Biography
New York City-based soprano and vocal pedagogue (formerly of Royal Northern College of Music and Coventry University) Juliana Janes-Yaffé established herself as one of the finest female song recitalists devoted to a genre of solo vocal recital last championed by the famous Dutch soprano Elly Ameling. The intimacy of poetic expression, and the subtlety of interpretation in Ms. Janes-Yaffé’s performances have won her acclaim from both professionals and audiences all over the world.
In addition, her repertoire encompassed over thirty opera roles (having spent twelve years engaged in various German and American opera houses), most of the major oratorio solos, as well as a broad cross-section of the Italian, French, German and American art song literature. She is currently active in worldwide performances and lectures in connection with her foundation-funded Yiddish Folksong Project, as well as with English composer Tom Williams’ Meditations on a Landscape — written especially for Juliana — for voice, fixed media, and live electronics (recently performed in New York, Leeds, York, Hull, Leicester, and Coventry).

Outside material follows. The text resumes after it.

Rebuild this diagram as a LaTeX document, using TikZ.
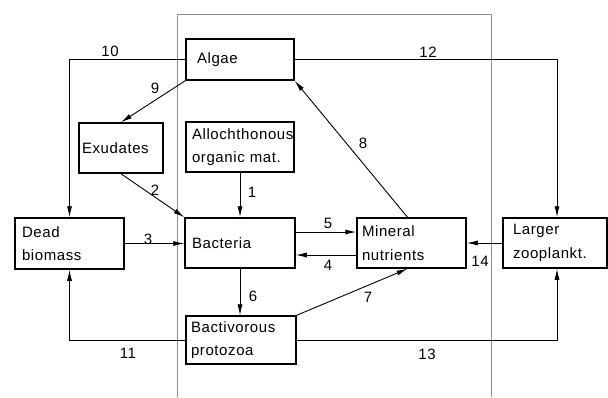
\documentclass[tikz,border=0pt]{standalone}
\usepackage{fontspec}
\setmainfont[LetterSpace=4]{Liberation Sans}
\usetikzlibrary{arrows.meta}
\begin{document}
\begin{tikzpicture}[x=1pt,y=-1pt,
  font=\fontsize{15}{23.5}\selectfont,
  bx/.style={draw, line width=1.5pt, align=left, inner xsep=6pt, inner ysep=0pt, anchor=center},
  con/.style={line width=0.9pt},
  arr/.style={con, -{Latex[length=11pt,width=5pt]}},
  lbl/.style={inner sep=0pt, anchor=center},
  frame/.style={draw=black!45, line width=0.8pt}]
\useasboundingbox (0,0) rectangle (608,397);
% page frame
\draw[frame] (177,397) -- (177,14) -- (491,14) -- (491,397);
% boxes
\node[bx, text width=86pt, inner xsep=11pt, minimum height=41pt] (algae) at (240,59.5) {Algae};
\node[bx, text width=78pt, inner xsep=3pt, minimum height=50pt] (exud) at (121,148) {Exudates};
\node[bx, text width=96pt, minimum height=50pt] (alloch) at (240,147) {Allochthonous\\organic mat.};
\node[bx, text width=95pt, inner xsep=7pt, minimum height=51pt] (dead) at (69.5,243.5) {Dead\\biomass};
\node[bx, text width=96pt, inner xsep=7pt, minimum height=50pt] (bact) at (240,243) {Bacteria};
\node[bx, text width=100pt, inner xsep=5pt, minimum height=48pt] (proto) at (241,340) {Bactivorous\\protozoa};
\node[bx, text width=99pt, inner xsep=5pt, minimum height=50pt] (mineral) at (411.5,243) {Mineral\\nutrients};
\node[bx, text width=84pt, inner xsep=10pt, minimum height=50pt] (larger) at (555,243) {Larger\\zooplankt.};
% connectors
\draw[arr] (algae.west) -| (dead.north);
\draw[arr] (algae.east) -| ([xshift=2pt]larger.north);
\draw[arr] (algae.south west) -- (exud.north);
\draw[arr] (exud.south) -- (bact.north west);
\draw[arr] (alloch.south) -- (bact.north);
\draw[arr] ([xshift=-4pt]mineral.south |- mineral.north) -- (algae.south east);
\draw[arr] (dead.east) -- (bact.west |- dead.east);
\draw[arr] ([yshift=11pt]bact.east) -- ([yshift=11pt]mineral.west);
\draw[arr] ([yshift=-12pt]mineral.west) -- ([yshift=-12pt]bact.east);
\draw[arr] (bact.south) -- (bact.south |- proto.north);
\draw[arr] (proto.north east) -- ([xshift=-4pt]mineral.south);
\draw[arr] (proto.west) -| (dead.south);
\draw[arr] (proto.east) -| ([xshift=2pt]larger.south);
\draw[arr] (larger.west) -- (mineral.east);
% labels
\node[lbl] (l10) at (110,51) {10};
\node[lbl] (l12) at (428,52) {12};
\node[lbl] (l9) at (155,88) {9};
\node[lbl] (l2) at (155,190) {2};
\node[lbl] (l1) at (252,192) {1};
\node[lbl] (l8) at (363,143) {8};
\node[lbl] (l3) at (148,239) {3};
\node[lbl] (l5) at (328,223) {5};
\node[lbl] (l4) at (328,265) {4};
\node[lbl] (l6) at (253,296) {6};
\node[lbl] (l7) at (368,297) {7};
\node[lbl] (l11) at (128,353) {11};
\node[lbl] (l13) at (427,354) {13};
\node[lbl] (l14) at (480,261) {14};
\end{tikzpicture}
\end{document}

She has been heard as a soloist in performances at the Brooklyn Academy of Music, Lincoln Center Festival, New-York Historical Society, 92nd Street Y, Symphony Space, Mannes College of Music, Steirischer Herbst Festival (Austria), and with Meet the Composer, INTIME International Symposium, Westchester Chorale, Concordia Orchestra, Colorado Springs Symphony, Brooklyn Philharmonic, Dallas Symphony, Oakland Symphony, San Jose Symphony, Florida Philharmonic, Istanbul Philharmonic, Orchester der deutschen Oper Berlin, Tokyo City Philharmonic, Orquestra del Teatro Colón (Buenos Aires), Orchestra dell'Opera di Genova, Orchester der Stadt Münster, Südwestdeutsche Philharmonie, Symphonie-Orchester Graunke, Munich, Alt-Wiener-Strauss-Ensemble, Vienna Operetten-Bühne, Orchestra of The 92nd Street Y, and Walla Walla Symphony. She has sung solo recitals in England, France, Germany, Italy, and Switzerland, as well as throughout the U.S.

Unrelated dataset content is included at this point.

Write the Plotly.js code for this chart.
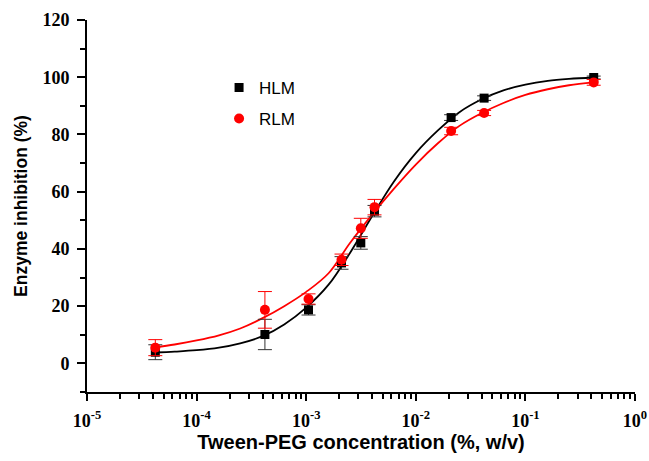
<!DOCTYPE html>
<html>
<head>
<meta charset="utf-8">
<script src="https://cdn.plot.ly/plotly-3.0.1.min.js"></script>
<style>html,body{margin:0;padding:0;background:#fff;}#chart{width:649px;height:461px;}</style>
</head>
<body>
<div id="chart"></div>
<script>
// Measured points (concentration %, w/v)
var conc = [4.2e-5, 4.2e-4, 1.05e-3, 2.1e-3, 3.15e-3, 4.2e-3, 2.1e-2, 4.2e-2, 0.42];
var hlm = [3.9, 10.1, 18.7, 35.1, 42.1, 53.2, 85.9, 92.7, 99.9];
var hlmErr = [2.6, 5.3, 1.8, 2.2, 2.2, 2.0, 1.0, 0.8, 0.5];
var rlm = [5.5, 18.7, 22.5, 36.2, 47.2, 54.6, 81.2, 87.5, 98.2];
var rlmErr = [2.8, 6.4, 1.8, 2.0, 3.5, 2.7, 1.3, 0.9, 1.0];

// Fitted curves
var curveX = [4.2e-5, 6.3e-5, 1.0e-4, 1.6e-4, 2.5e-4, 4.0e-4, 6.3e-4, 1.0e-3, 1.6e-3, 2.5e-3, 4.0e-3, 6.3e-3, 1.0e-2, 1.6e-2, 2.5e-2, 4.0e-2, 6.3e-2, 0.1, 0.16, 0.25, 0.42];
var hlmCurve = [3.8, 4.1, 4.6, 5.5, 7.0, 9.5, 13.6, 19.5, 27.5, 38.5, 51.5, 63.5, 73.5, 81.5, 87.8, 92.3, 95.4, 97.4, 98.7, 99.4, 99.9];
var rlmCurve = [5.6, 6.6, 8.0, 9.8, 12.2, 15.8, 20.0, 25.0, 31.5, 42.0, 52.0, 61.0, 69.5, 77.0, 83.0, 87.5, 91.0, 93.8, 95.8, 97.2, 98.2];

var xTickVals = [1e-5, 1e-4, 1e-3, 1e-2, 1e-1, 1];
var xTickText = ['10<sup>-5</sup>', '10<sup>-4</sup>', '10<sup>-3</sup>', '10<sup>-2</sup>', '10<sup>-1</sup>', '10<sup>0</sup>'];
var yTickVals = [0, 20, 40, 60, 80, 100, 120];
var minorDigits = [2, 3, 4, 5, 6, 7, 8, 9];

var xMinor = [];
xTickVals.slice(0, -1).forEach(function (d) {
  minorDigits.forEach(function (k) { xMinor.push(d * k); });
});

var black = '#000000';
var red = '#ff0000';

// curves on the base x axis (drawn underneath); points on the overlaid x2 axis (same log scale, carries minor ticks)
var traces = [
  {x: curveX, y: hlmCurve, mode: 'lines', line: {color: black, width: 1.8, shape: 'spline', smoothing: 1}, showlegend: false, hoverinfo: 'skip'},
  {x: curveX, y: rlmCurve, mode: 'lines', line: {color: red, width: 1.8, shape: 'spline', smoothing: 1}, showlegend: false, hoverinfo: 'skip'},
  {x: conc, y: hlm, xaxis: 'x2', name: 'HLM', mode: 'markers', legendgroup: 'a',
   marker: {symbol: 'square', size: 9, color: black},
   error_y: {type: 'data', array: hlmErr, visible: true, color: '#333', thickness: 1, width: 7}},
  {x: conc, y: rlm, xaxis: 'x2', name: 'RLM', mode: 'markers', legendgroup: 'b',
   marker: {symbol: 'circle', size: 10, color: red},
   error_y: {type: 'data', array: rlmErr, visible: true, color: red, thickness: 1, width: 7}}
];

var tickFont = {family: 'Liberation Serif, Times New Roman, serif', size: 18, color: '#000', weight: 'bold'};

var layout = {
  width: 649, height: 461,
  margin: {l: 87, r: 14, t: 20, b: 69},
  paper_bgcolor: '#fff', plot_bgcolor: '#fff',
  showlegend: true,
  legend: {x: 0.241, y: 0.866, xanchor: 'left', yanchor: 'top', traceorder: 'grouped', tracegroupgap: 6,
           font: {family: 'Liberation Sans, Arial, sans-serif', size: 17, color: '#000'}, bgcolor: 'rgba(0,0,0,0)'},
  xaxis: {
    type: 'log', range: [-5, 0], tickmode: 'array', tickvals: xTickVals, ticktext: xTickText,
    showline: true, linecolor: '#000', linewidth: 2, mirror: false, showgrid: false, zeroline: false,
    ticks: 'outside', ticklen: 7, tickwidth: 2, tickcolor: '#000', tickfont: tickFont, ticklabelstandoff: 4,
    title: {text: 'Tween-PEG concentration (%, w/v)', font: {family: 'Liberation Sans, Arial, sans-serif', size: 20, color: '#000', weight: 'bold'}, standoff: 2}
  },
  xaxis2: {
    type: 'log', range: [-5, 0], overlaying: 'x', anchor: 'y', side: 'bottom',
    tickmode: 'array', tickvals: xMinor, showticklabels: false,
    ticks: 'outside', ticklen: 6, tickwidth: 2, tickcolor: '#000',
    showgrid: false, zeroline: false, showline: false
  },
  yaxis: {
    range: [-10, 120], tickmode: 'array', tickvals: yTickVals,
    showline: true, linecolor: '#000', linewidth: 2, mirror: false, showgrid: false, zeroline: false,
    ticks: 'outside', ticklen: 8, tickwidth: 2, tickcolor: '#000', tickfont: tickFont, ticklabelstandoff: 4,
    minor: {ticks: 'outside', ticklen: 5, tickwidth: 2, tickcolor: '#000', dtick: 10, tick0: 0, showgrid: false},
    title: {text: 'Enzyme inhibition (%)', font: {family: 'Liberation Sans, Arial, sans-serif', size: 17.5, color: '#000', weight: 'bold'}, standoff: 10}
  }
};

Plotly.newPlot('chart', traces, layout, {displayModeBar: false, staticPlot: true});
</script>
</body>
</html>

Her global performance/lecture tour of the Yiddish Folksong Project (exclusive performances of the arrangements by the late conductor-arranger-composer Robert De Cormier) has brought her to the U.S. (New York, Portsmouth, Chicago, San Antonio), the UK (London, Leeds, Cambridge, Coventry, Manchester, Nottingham, Bristol, York, Bath, Wolverhampton, Rugby), as well as Warsaw (Poland), and Bratislava (Slovakia). In January 2020, her recording of eighteen (Volume I) of the forty-eight Yiddish folksong arrangements by De Cormier was released. The recording is accompanied by the newly published anthology of the same eighteen songs. The Anthology, Volume I is also the first-ever pedagogically conceived edition of Yiddish folksong arrangements intended for trained singers and voice tutors.
Born in Texas, Ms. Janes-Yaffé received her degrees in Vocal Performance and Music Education from Southern Methodist University, and, soon after, was engaged as a full-time principal soprano at the opera house in Münster, Germany.

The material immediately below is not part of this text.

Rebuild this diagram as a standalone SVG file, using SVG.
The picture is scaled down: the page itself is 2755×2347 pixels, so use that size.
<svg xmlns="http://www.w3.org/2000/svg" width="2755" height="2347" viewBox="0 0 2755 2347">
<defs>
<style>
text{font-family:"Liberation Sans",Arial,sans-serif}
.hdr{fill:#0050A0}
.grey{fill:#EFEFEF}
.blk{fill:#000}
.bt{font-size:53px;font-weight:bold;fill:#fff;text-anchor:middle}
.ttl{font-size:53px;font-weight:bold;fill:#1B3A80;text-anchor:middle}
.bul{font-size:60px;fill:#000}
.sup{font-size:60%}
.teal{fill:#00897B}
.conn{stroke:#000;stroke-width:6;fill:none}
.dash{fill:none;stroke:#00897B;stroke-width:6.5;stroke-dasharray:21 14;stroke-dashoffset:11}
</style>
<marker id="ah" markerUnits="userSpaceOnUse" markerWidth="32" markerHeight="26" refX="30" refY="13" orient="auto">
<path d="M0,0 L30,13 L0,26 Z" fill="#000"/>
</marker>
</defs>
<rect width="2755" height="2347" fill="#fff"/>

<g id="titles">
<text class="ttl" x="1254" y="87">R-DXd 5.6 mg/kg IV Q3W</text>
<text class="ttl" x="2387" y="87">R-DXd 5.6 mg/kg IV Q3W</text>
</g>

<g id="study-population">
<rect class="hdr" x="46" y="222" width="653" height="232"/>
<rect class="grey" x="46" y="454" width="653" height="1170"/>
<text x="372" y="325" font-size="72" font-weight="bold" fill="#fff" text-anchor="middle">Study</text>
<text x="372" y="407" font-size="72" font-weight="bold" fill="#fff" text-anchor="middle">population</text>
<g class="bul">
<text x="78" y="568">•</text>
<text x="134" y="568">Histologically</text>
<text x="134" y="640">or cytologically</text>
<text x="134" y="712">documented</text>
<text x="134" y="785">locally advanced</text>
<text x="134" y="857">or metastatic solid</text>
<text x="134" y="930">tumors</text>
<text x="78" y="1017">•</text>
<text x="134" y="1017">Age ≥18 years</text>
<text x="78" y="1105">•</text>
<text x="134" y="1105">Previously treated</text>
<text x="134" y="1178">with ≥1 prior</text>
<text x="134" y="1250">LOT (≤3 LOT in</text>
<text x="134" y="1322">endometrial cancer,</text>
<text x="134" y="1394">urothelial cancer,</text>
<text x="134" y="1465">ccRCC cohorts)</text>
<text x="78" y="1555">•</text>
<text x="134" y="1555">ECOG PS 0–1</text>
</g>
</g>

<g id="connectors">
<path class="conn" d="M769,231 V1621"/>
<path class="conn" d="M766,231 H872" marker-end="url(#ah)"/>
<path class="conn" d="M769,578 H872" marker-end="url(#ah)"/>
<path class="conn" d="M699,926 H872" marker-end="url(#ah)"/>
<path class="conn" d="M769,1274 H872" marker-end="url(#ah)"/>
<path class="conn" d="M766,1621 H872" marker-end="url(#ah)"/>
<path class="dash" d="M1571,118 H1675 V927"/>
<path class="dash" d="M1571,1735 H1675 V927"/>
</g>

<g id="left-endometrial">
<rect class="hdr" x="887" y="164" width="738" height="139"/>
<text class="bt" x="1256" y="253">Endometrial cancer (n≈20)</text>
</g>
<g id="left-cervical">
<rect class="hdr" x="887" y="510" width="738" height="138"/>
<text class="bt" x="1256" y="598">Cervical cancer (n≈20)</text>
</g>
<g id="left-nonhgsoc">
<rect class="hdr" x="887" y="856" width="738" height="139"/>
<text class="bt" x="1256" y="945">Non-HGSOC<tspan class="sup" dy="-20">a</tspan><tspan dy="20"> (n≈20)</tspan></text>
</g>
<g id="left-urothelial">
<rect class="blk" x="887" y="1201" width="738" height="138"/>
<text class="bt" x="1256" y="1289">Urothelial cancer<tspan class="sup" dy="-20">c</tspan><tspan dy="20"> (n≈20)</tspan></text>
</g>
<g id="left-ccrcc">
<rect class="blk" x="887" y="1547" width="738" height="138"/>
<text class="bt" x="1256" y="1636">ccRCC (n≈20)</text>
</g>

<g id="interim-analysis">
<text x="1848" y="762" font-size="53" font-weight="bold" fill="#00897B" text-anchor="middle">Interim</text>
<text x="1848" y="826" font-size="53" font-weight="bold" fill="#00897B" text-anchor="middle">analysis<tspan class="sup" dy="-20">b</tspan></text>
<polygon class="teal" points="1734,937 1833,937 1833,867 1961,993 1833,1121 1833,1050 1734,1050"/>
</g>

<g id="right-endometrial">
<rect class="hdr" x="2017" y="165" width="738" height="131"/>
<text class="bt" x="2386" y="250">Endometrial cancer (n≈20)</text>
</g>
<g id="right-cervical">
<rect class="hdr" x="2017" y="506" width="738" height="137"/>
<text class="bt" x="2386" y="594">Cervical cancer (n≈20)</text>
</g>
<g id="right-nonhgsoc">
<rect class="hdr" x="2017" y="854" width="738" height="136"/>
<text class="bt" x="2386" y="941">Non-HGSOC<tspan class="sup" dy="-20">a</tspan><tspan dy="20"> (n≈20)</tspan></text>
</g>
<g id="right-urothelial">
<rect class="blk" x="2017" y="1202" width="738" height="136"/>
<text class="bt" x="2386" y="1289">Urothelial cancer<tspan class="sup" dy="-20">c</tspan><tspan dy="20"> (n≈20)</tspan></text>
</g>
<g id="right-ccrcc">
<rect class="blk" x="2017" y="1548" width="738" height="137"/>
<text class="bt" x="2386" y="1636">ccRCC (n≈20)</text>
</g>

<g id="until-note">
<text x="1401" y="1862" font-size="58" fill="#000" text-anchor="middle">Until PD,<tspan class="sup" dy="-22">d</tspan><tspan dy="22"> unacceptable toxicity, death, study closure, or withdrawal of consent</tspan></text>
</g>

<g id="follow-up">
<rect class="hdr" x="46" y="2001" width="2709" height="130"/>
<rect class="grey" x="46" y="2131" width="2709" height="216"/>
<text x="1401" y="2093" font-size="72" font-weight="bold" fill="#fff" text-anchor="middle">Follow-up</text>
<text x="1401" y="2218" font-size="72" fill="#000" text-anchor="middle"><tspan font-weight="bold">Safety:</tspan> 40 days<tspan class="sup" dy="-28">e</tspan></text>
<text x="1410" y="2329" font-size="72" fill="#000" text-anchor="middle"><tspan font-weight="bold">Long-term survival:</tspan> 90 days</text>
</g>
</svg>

In the twelve years following, she was a fully contracted solo artist also in the opera houses of Essen and Stuttgart. Guest engagements found her in San Francisco, New York, Darmstadt, Aachen, Osnabrück, Kassel, Berlin, and Miami. In 1992, she resumed her studies, receiving her Master of Music degree from Boston University, where, as a Dean's Scholar, she was a protégé of the renowned Phyllis Curtin. During that period, she also served as a vocal instructor both in the Boston University School of Fine Arts as well as its Tanglewood Institute.
She has recorded (with her husband, conductor/pianist John Yaffé) songs of Stefano Donaudy and Lee Hoiby along with the first European recording of Arnold Schönberg’s Brettl-Lider (Cabaret Songs), for Südwestfunk Radio (Germany). Alongside her performing activities, she has been a long-time voice tutor and Liaison to the Chair for Vocal Studies at the Mannes College The New School for Music, Preparatory Division, and was for many years on the staff of New York University, where she trained conservatoire students for work in the Broadway musical theatre genre and headed the classical pathway modules in German and French Lyric Diction for Singers. From 1995, she also maintained a private voice studio in New York City. In the past several years she has also become known for her work in the area of recuperative vocal technique, with numerous singers sent to her by established laryngologists and speech therapists.